Some people just love to talk realignment when it comes to college football. I will admit, I can be guilty of that at times (I’m telling you that updated Big Ten logo is just itching for 16 teams). It seems there is always some way to reimagine the college football landscape, and in the dream world inside our minds there is no end in sight to the options to play with. While most of us will have to settle for configuring our make-believe conferences in the virtual world of NCAA Football 14, others will map it out for us using (virtual) pen and paper. The Wall Street Journal is the latest to get in the fun.
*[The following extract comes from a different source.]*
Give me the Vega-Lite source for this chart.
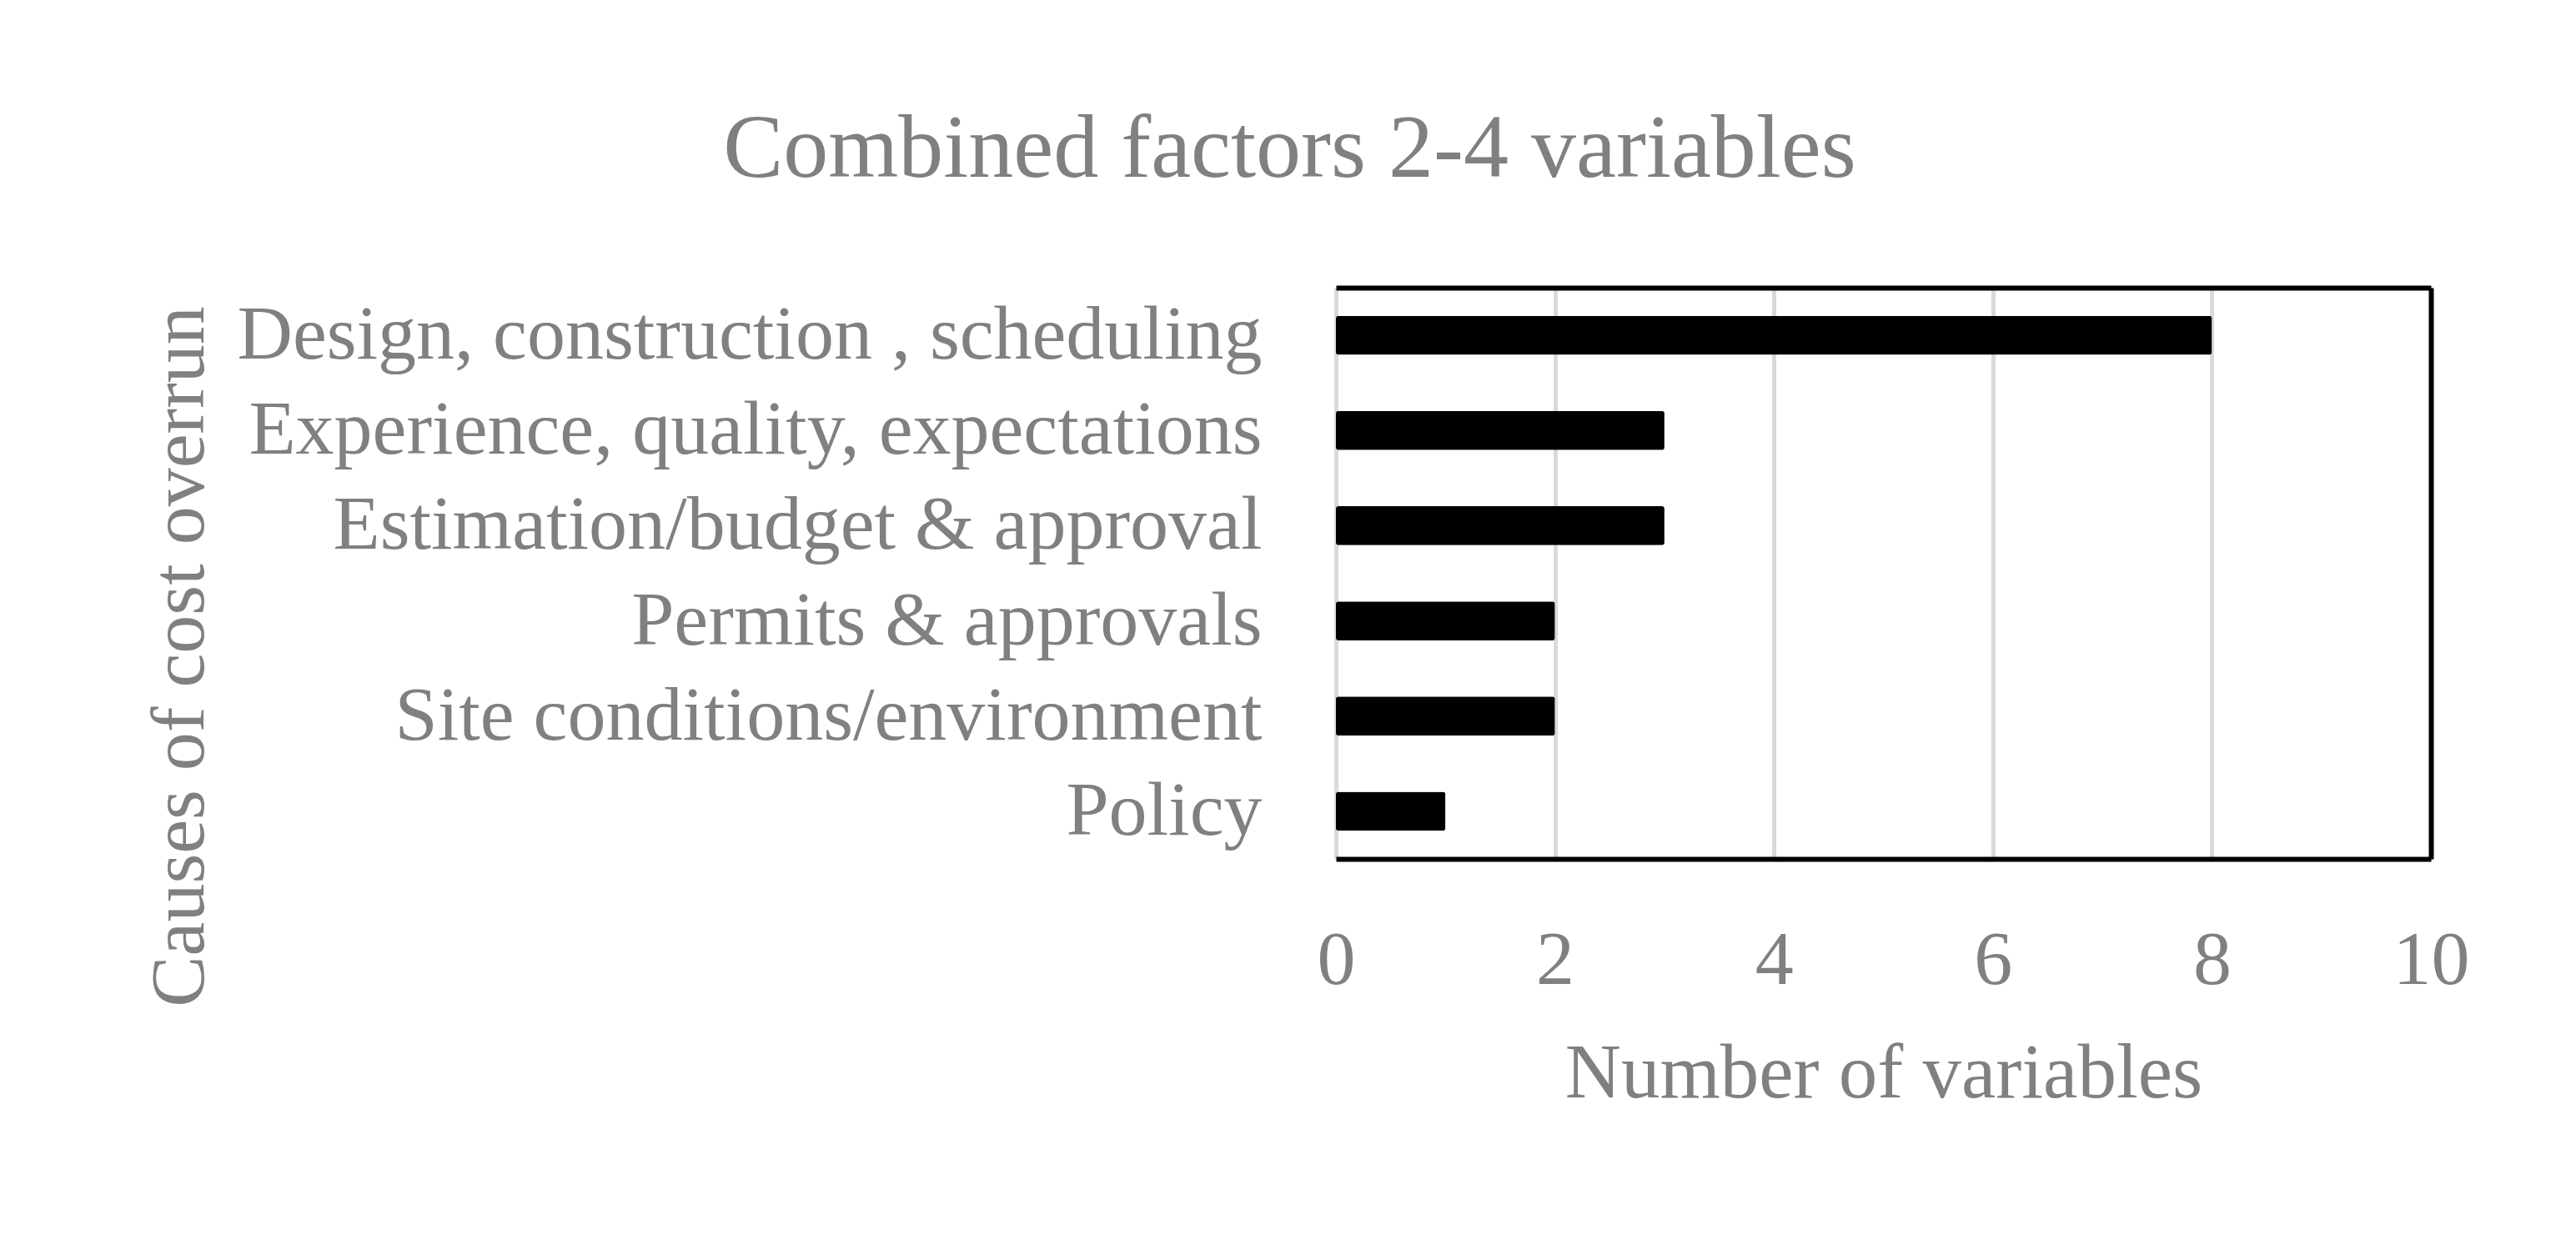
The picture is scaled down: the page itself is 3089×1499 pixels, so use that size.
{
  "$schema": "https://vega.github.io/schema/vega-lite/v6.json",
  "width": 1313,
  "height": 685,
  "autosize": {"type": "none"},
  "padding": {"left": 1602, "top": 345, "right": 174, "bottom": 469},
  "background": "white",
  "title": {
    "text": "Combined factors 2-4 variables",
    "font": "Liberation Serif",
    "fontSize": 108,
    "fontWeight": "normal",
    "color": "#808080",
    "anchor": "middle",
    "dx": -712,
    "offset": 110
  },
  "data": {
    "values": [
      {"cause": "Design, construction , scheduling", "n": 8},
      {"cause": "Experience, quality, expectations", "n": 3},
      {"cause": "Estimation/budget & approval", "n": 3},
      {"cause": "Permits & approvals", "n": 2},
      {"cause": "Site conditions/environment", "n": 2},
      {"cause": "Policy", "n": 1}
    ]
  },
  "layer": [
    {
      "mark": {"type": "bar", "color": "black", "cornerRadius": 3},
      "encoding": {
        "y": {
          "field": "cause",
          "type": "nominal",
          "sort": null,
          "scale": {"paddingInner": 0.59, "paddingOuter": 0.295},
          "axis": {
            "orient": "left",
            "title": "Causes of cost overrun",
            "domain": false,
            "ticks": false,
            "grid": false,
            "labelPadding": 89,
            "labelFont": "Liberation Serif",
            "labelFontSize": 92,
            "labelColor": "#808080",
            "labelLimit": 3000,
            "titleFont": "Liberation Serif",
            "titleFontSize": 92,
            "titleFontWeight": "normal",
            "titleColor": "#808080",
            "titleX": -1359,
            "titleY": 442,
            "titleAngle": 270,
            "titleAlign": "center",
            "titleBaseline": "alphabetic"
          }
        },
        "x": {
          "field": "n",
          "type": "quantitative",
          "scale": {"domain": [0, 10], "nice": false},
          "axis": {
            "orient": "bottom",
            "values": [0, 2, 4, 6, 8, 10],
            "grid": true,
            "gridColor": "#d9d9d9",
            "gridWidth": 5,
            "domain": true,
            "domainColor": "black",
            "domainWidth": 6,
            "ticks": false,
            "labelFlush": false,
            "labelOverlap": false,
            "labelPadding": 76,
            "labelFont": "Liberation Serif",
            "labelFontSize": 92,
            "labelColor": "#808080",
            "title": "Number of variables",
            "titleFont": "Liberation Serif",
            "titleFontSize": 93,
            "titleFontWeight": "normal",
            "titleColor": "#808080",
            "titleY": 285,
            "titleBaseline": "alphabetic"
          }
        }
      }
    },
    {
      "mark": {"type": "bar", "opacity": 0},
      "encoding": {
        "y": {
          "field": "cause",
          "type": "nominal",
          "sort": null,
          "axis": {
            "orient": "right",
            "labels": false,
            "ticks": false,
            "grid": false,
            "title": null,
            "domainColor": "black",
            "domainWidth": 6
          }
        },
        "x": {
          "field": "n",
          "type": "quantitative",
          "axis": {
            "orient": "top",
            "labels": false,
            "ticks": false,
            "grid": false,
            "title": null,
            "domainColor": "black",
            "domainWidth": 6
          }
        }
      }
    }
  ],
  "resolve": {"axis": {"x": "independent", "y": "independent"}},
  "config": {"view": {"stroke": null}}
}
In a story titled “A Radical Realignment Plan for College Football,” The Wall Street Journal suggests placing college football powers in conferences based not on geography, but on overall strength as a program. For example, the first “cluster” conference would feature Alabama, Auburn, Florida, Georgia, LSU, Michigan, Notre Dame, Ohio State, Oklahoma and Texas. No Florida State, the defending national champions? Did The Wall Street Journal even watch Florida last season? Or Michigan? Or Texas? As it is explained, two representatives from Journal of Quantitative Analysis in Sports used a formula based on financial implications as well.
Per The Wall Street Journal;
What a “Division IV” in college sports would look like is still anyone’s guess. But two Ohio State sports researchers have an idea: What if schools were sorted into conferences based on their football strength?
To do that, Jonathan Jensen and Brian Turner chose to ignore geography and tradition, the typical forces in conference realignment. Instead, they focused solely on football and its financial implications, coming up with a formula that factored in every team’s football revenue, winning percentage, computer ranking and attendance between 2003 and 2013. Then they sorted teams into clusters to figure out which schools were most alike—and should be playing each other.
Using this formula, the defending Big Ten champion (Michigan State) and Pac-12 champion (Stanford) would be in Cluster 2 and Cluster 3, respectively. Last year’s Big 12 champion, Baylor, is nowhere to be seen in the four clusters assembled, but West Virginia, Utah and Boise State are. So is Arkansas.
Maybe The Wall Street Journal should stick to finances.